- EXTRACTED ENTRIES -
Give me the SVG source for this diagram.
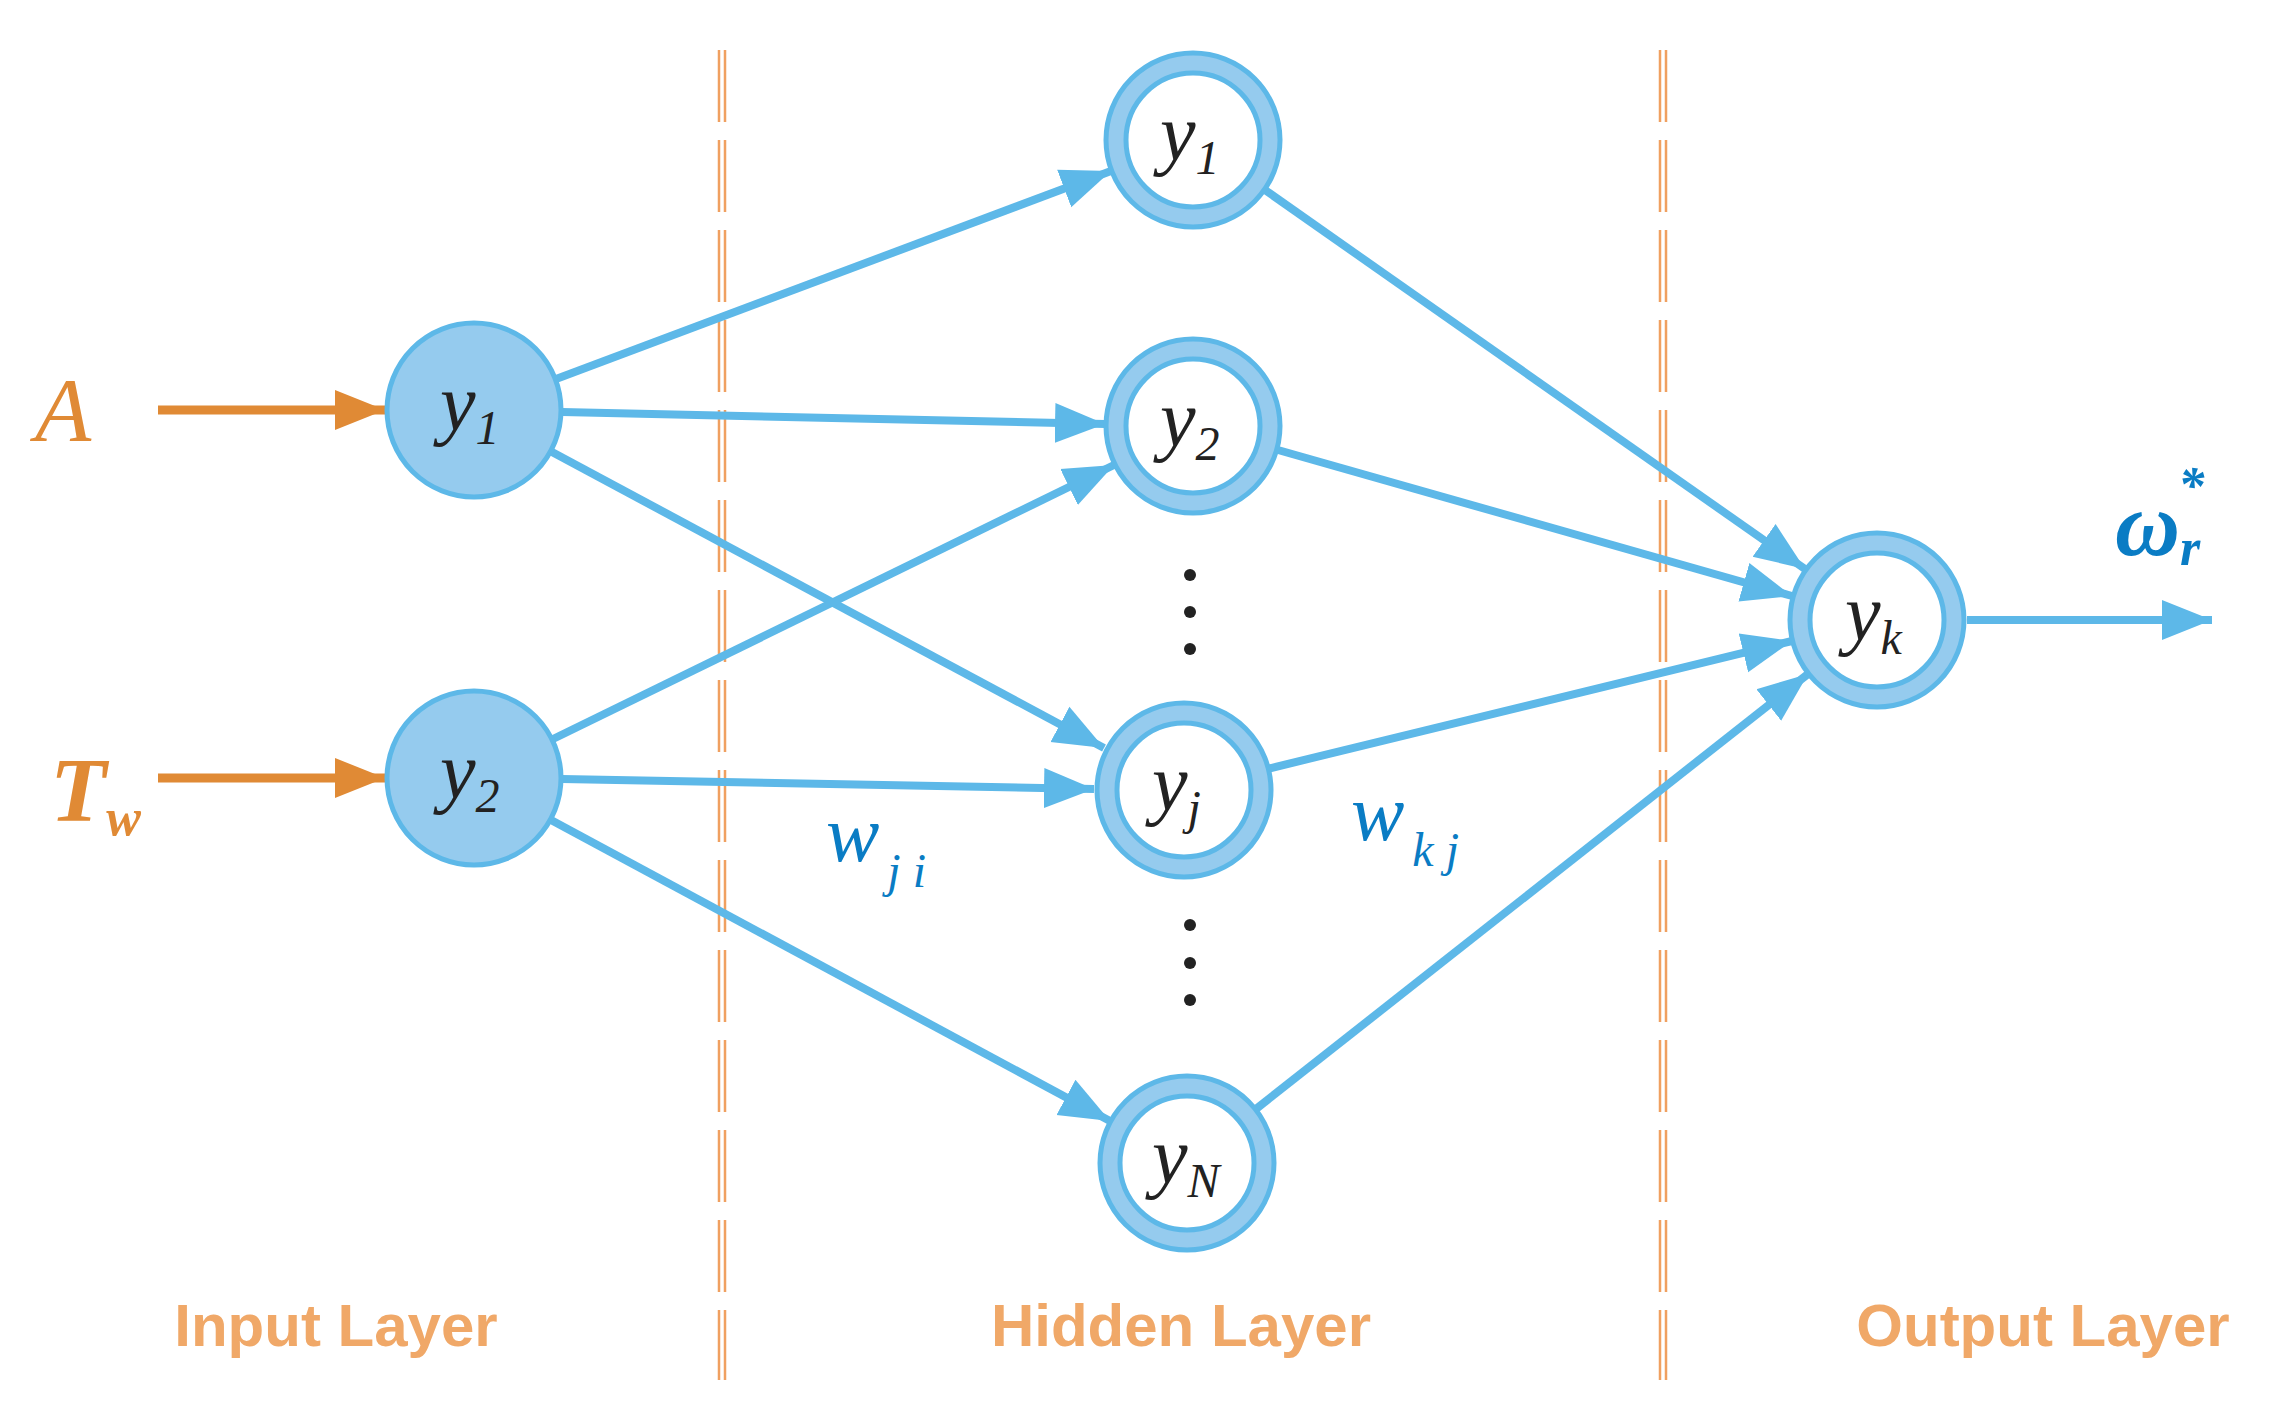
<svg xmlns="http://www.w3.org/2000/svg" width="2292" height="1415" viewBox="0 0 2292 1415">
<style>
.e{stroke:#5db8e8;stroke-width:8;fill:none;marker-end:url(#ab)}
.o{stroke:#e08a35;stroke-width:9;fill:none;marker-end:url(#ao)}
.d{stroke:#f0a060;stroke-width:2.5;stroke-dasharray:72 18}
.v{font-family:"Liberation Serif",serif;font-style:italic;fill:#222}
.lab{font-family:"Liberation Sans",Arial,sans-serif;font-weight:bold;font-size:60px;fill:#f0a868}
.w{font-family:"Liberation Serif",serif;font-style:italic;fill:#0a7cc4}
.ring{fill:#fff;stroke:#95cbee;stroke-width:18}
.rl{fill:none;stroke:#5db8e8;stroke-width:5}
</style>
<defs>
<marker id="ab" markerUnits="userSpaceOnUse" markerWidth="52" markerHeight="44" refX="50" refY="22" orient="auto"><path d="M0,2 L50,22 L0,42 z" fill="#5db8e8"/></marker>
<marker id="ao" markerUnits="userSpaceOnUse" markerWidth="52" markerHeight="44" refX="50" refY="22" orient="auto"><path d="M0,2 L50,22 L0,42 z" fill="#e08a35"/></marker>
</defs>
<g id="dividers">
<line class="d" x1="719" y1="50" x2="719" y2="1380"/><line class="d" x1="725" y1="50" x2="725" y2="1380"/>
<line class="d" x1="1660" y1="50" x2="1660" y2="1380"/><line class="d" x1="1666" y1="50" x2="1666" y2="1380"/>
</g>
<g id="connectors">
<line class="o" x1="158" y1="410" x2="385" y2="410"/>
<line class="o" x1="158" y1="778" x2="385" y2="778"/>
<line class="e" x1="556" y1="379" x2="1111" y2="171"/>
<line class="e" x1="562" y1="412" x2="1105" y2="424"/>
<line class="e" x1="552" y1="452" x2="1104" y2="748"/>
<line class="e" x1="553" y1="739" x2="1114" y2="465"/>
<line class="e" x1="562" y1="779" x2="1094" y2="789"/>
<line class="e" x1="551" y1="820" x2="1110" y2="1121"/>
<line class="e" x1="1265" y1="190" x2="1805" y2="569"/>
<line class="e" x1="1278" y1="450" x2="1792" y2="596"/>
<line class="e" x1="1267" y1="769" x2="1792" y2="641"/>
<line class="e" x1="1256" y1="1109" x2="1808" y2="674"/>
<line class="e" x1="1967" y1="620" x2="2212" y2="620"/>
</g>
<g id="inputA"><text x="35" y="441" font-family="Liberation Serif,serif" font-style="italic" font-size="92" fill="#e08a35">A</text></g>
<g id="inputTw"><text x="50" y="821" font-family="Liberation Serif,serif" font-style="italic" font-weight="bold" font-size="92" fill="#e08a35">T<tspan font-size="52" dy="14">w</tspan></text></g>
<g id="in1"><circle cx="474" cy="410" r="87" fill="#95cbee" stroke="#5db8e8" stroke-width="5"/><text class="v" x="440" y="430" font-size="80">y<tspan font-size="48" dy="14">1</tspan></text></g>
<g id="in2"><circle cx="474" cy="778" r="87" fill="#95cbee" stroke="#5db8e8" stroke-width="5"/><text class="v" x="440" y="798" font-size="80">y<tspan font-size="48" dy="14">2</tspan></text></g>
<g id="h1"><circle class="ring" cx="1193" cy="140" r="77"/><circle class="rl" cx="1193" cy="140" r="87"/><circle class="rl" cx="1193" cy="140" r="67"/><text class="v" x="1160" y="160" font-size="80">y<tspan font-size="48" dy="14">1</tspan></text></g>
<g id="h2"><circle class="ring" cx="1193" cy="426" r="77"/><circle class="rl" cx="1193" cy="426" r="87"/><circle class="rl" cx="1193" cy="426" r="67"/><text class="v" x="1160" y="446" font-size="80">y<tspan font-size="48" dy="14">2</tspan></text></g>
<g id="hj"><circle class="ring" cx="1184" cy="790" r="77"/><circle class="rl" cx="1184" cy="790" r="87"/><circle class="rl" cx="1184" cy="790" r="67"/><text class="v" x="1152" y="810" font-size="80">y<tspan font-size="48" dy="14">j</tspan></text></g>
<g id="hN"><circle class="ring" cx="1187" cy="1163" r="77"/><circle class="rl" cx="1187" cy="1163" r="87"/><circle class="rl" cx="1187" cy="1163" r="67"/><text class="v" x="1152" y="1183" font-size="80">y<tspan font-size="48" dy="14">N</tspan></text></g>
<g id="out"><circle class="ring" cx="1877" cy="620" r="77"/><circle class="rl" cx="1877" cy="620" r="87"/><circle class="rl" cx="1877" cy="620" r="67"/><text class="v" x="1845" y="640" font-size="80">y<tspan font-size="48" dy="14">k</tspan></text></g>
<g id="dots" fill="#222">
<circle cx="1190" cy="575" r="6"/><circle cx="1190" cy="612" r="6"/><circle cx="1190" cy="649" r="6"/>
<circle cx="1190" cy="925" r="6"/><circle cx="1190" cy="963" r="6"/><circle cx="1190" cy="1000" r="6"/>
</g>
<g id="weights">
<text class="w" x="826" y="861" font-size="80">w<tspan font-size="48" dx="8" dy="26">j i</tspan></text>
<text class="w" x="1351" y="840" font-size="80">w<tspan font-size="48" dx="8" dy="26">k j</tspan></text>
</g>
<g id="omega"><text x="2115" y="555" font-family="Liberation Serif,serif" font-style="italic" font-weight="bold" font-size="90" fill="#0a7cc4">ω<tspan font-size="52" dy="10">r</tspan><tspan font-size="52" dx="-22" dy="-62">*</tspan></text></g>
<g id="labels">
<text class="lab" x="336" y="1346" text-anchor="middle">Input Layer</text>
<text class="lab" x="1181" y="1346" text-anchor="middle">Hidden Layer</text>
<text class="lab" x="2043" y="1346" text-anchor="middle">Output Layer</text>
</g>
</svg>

--

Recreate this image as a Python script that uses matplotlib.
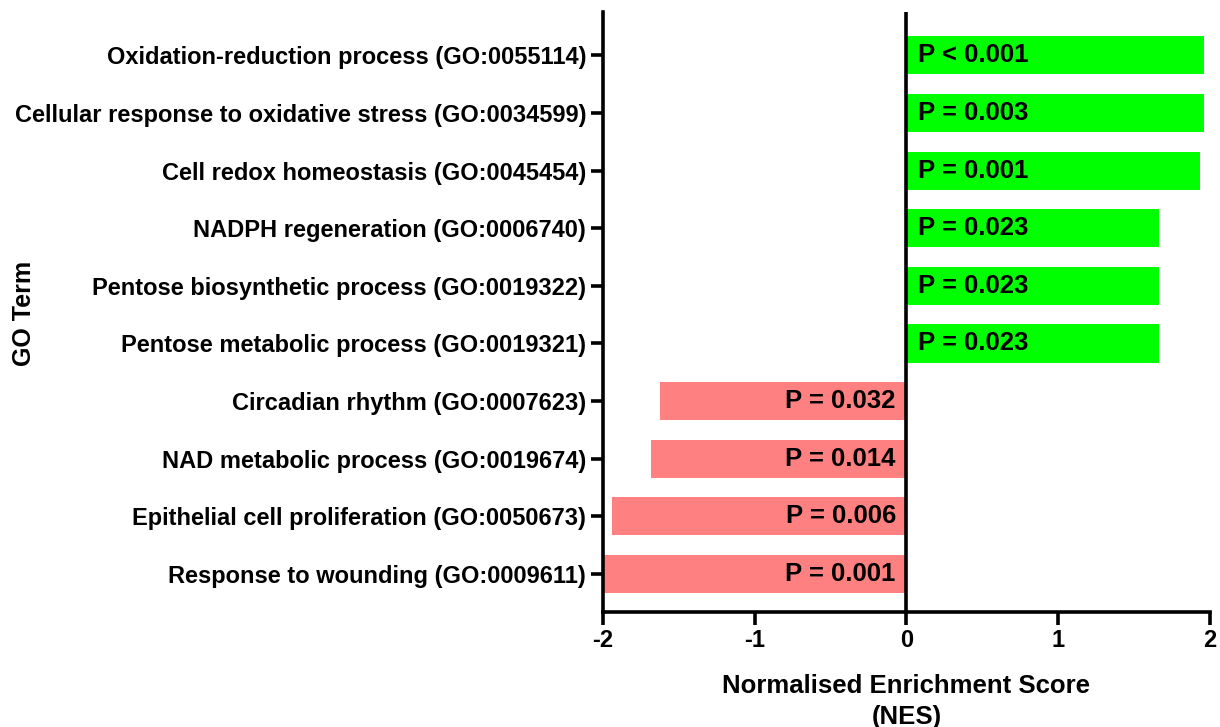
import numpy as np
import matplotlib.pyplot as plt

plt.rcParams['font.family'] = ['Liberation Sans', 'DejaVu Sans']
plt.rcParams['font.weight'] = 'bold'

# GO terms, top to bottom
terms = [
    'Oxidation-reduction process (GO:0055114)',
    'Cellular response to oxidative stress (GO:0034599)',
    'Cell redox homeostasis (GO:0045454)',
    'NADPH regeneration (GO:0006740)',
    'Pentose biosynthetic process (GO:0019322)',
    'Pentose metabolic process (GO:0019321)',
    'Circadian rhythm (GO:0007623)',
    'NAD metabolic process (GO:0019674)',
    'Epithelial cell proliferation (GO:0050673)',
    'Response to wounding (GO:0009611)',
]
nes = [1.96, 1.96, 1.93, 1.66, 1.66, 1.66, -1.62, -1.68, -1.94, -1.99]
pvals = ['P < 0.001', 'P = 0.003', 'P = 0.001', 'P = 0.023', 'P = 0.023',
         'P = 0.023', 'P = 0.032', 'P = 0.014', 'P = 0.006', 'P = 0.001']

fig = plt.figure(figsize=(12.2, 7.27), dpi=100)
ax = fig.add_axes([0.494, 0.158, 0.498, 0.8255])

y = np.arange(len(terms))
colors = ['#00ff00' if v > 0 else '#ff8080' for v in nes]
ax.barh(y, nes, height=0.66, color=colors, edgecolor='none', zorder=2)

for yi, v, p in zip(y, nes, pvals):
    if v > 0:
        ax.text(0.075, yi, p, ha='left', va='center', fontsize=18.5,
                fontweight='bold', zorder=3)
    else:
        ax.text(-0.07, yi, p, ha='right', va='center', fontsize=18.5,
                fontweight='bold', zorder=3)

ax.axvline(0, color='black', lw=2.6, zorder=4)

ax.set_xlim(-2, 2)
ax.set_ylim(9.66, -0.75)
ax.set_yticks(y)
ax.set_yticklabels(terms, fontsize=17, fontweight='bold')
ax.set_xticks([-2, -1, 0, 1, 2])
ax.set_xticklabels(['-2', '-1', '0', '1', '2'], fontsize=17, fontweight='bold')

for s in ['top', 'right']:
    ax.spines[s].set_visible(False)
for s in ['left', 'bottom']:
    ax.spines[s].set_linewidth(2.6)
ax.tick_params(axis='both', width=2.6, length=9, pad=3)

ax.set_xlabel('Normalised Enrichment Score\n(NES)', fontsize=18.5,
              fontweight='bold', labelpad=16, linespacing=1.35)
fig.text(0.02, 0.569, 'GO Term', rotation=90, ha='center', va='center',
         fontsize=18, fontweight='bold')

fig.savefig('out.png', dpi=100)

...

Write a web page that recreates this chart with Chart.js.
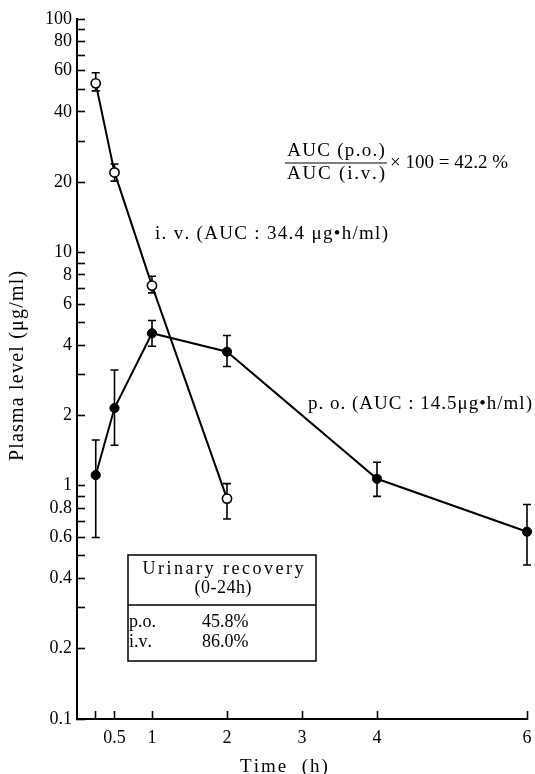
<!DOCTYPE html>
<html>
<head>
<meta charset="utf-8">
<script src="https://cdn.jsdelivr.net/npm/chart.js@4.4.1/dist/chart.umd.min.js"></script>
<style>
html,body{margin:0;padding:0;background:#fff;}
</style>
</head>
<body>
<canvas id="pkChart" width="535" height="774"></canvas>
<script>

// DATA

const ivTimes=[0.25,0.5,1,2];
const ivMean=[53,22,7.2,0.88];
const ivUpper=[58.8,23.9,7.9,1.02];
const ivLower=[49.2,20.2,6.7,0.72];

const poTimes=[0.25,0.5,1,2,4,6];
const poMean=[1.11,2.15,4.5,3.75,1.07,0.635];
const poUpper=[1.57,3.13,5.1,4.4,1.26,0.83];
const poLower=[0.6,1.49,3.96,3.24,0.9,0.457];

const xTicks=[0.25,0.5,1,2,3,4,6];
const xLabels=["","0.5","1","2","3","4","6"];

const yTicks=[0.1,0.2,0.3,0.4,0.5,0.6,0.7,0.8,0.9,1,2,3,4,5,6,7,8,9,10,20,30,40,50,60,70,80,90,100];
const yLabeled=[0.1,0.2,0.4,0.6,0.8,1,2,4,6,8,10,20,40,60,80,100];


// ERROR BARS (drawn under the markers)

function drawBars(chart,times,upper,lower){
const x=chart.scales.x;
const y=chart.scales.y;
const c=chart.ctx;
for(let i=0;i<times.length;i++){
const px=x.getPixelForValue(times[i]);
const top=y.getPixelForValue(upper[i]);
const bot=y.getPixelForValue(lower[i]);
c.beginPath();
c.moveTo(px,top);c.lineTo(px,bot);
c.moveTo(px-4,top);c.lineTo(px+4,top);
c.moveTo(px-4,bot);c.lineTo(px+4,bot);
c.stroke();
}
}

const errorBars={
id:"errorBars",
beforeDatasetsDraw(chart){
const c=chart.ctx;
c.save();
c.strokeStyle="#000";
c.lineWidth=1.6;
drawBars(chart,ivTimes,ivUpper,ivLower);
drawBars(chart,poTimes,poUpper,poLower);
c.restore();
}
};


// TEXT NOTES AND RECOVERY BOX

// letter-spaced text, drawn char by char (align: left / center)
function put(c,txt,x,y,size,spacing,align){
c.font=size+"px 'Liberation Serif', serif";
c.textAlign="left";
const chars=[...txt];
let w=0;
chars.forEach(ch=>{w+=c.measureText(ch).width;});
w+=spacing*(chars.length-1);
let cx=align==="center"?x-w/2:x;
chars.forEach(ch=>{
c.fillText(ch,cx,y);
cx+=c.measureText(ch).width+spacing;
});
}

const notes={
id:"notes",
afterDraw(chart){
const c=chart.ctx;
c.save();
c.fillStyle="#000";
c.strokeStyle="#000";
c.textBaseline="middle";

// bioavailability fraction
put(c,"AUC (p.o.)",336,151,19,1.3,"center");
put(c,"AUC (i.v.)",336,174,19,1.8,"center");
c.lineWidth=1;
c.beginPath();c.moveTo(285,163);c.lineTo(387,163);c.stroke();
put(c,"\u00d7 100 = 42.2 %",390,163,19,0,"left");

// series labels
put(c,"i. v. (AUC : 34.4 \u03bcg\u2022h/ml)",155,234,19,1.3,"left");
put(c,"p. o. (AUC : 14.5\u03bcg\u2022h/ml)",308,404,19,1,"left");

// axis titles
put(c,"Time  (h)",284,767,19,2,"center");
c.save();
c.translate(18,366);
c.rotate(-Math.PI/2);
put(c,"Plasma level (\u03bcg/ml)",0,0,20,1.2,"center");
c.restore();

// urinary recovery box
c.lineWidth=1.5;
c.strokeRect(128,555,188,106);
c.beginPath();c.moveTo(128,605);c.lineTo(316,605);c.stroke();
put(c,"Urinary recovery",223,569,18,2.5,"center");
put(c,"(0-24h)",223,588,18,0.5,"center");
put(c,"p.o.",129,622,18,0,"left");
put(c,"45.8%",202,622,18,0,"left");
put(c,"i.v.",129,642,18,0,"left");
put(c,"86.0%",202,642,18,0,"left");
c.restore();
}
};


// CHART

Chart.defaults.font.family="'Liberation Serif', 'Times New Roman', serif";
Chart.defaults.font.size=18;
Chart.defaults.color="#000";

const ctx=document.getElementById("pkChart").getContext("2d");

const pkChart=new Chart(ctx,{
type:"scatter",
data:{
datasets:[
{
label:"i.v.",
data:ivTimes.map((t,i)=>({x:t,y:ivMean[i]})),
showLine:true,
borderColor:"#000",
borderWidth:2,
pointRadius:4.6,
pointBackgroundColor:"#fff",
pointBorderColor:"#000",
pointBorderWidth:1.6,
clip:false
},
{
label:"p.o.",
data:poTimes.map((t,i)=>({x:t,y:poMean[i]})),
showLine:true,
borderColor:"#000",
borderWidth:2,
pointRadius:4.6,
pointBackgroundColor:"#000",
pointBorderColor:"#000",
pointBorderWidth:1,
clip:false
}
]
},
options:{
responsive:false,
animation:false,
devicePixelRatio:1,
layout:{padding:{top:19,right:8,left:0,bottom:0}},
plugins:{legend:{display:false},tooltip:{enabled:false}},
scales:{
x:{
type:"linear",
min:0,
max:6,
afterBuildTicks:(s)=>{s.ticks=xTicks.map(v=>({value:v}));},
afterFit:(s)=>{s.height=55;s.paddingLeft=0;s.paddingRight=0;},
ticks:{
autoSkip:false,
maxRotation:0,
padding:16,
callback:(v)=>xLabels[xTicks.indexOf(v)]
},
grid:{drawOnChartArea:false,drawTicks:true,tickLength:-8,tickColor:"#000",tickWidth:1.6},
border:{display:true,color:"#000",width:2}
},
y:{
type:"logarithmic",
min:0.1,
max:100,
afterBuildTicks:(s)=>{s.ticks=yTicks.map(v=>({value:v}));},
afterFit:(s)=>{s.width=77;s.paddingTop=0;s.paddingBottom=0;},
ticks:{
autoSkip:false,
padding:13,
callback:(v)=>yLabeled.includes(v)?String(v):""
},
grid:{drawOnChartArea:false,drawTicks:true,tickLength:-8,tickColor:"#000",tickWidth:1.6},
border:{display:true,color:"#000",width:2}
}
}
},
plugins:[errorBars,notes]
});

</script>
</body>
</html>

- DIRECTIONS -
Above are the records; copy exactly the lines from the one with "Write a web" through the one with "under the markers)", including both, and nothing more. Leave out pictures.

- PROBLEM SOLUTION -
Write a web page that recreates this chart with Chart.js.
<!DOCTYPE html>
<html>
<head>
<meta charset="utf-8">
<script src="https://cdn.jsdelivr.net/npm/chart.js@4.4.1/dist/chart.umd.min.js"></script>
<style>
html,body{margin:0;padding:0;background:#fff;}
</style>
</head>
<body>
<canvas id="pkChart" width="535" height="774"></canvas>
<script>

// DATA

const ivTimes=[0.25,0.5,1,2];
const ivMean=[53,22,7.2,0.88];
const ivUpper=[58.8,23.9,7.9,1.02];
const ivLower=[49.2,20.2,6.7,0.72];

const poTimes=[0.25,0.5,1,2,4,6];
const poMean=[1.11,2.15,4.5,3.75,1.07,0.635];
const poUpper=[1.57,3.13,5.1,4.4,1.26,0.83];
const poLower=[0.6,1.49,3.96,3.24,0.9,0.457];

const xTicks=[0.25,0.5,1,2,3,4,6];
const xLabels=["","0.5","1","2","3","4","6"];

const yTicks=[0.1,0.2,0.3,0.4,0.5,0.6,0.7,0.8,0.9,1,2,3,4,5,6,7,8,9,10,20,30,40,50,60,70,80,90,100];
const yLabeled=[0.1,0.2,0.4,0.6,0.8,1,2,4,6,8,10,20,40,60,80,100];


// ERROR BARS (drawn under the markers)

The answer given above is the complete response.